Sanitation challenges have also pushed girls out of school. The absence of proper sanitation facilities like toilets and clean and safe drinking water especially in rural areas also deter girls from attending school.

Poor girls who cannot afford to buy sanitary pads also choose to stay away from school.

Natural disasters like the El Nino induced drought, which has hit Southern Africa have also forced many girls out of school. In the patriarchy system, male traits are more valued than those of females. This has resulted in more girls, especially those whose families are dependent on agriculture, dropping out of school as their fathers choose to pay fees for boys, when the family fails to harvest anything.

The justification of this exclusion and inequality is that girls will marry into another family.

Without education, girls and adult women have fewer opportunities and little access to the means of production and cannot financially provide for themselves and their families.

Empowering girls and women through education has helped some countries increase and sustain economic growth which leads to improved living standards.

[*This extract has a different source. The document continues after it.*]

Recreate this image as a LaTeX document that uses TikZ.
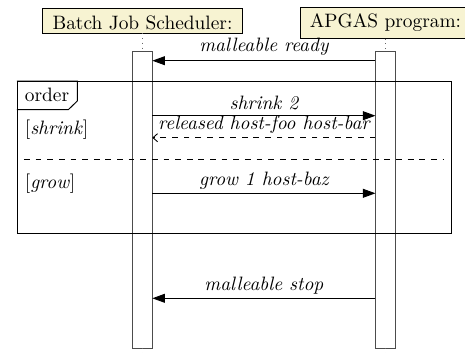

When given more rights and opportunities, women begin to receive some education resulting in an increase in the human capital of the country.

When given more education, women are also able to control their lives and are successful to bringing down rapid population growth because they have more say in family planning. These are such issues that will be discussed by policy makers, funders, activists and affected women at the Women Deliver conference between 15 and 19 May, 2016 in Copenhagen Denmark.

Investing in women’s education is the wise thing to do and governments across the globe can learn from each other’s successes and failures.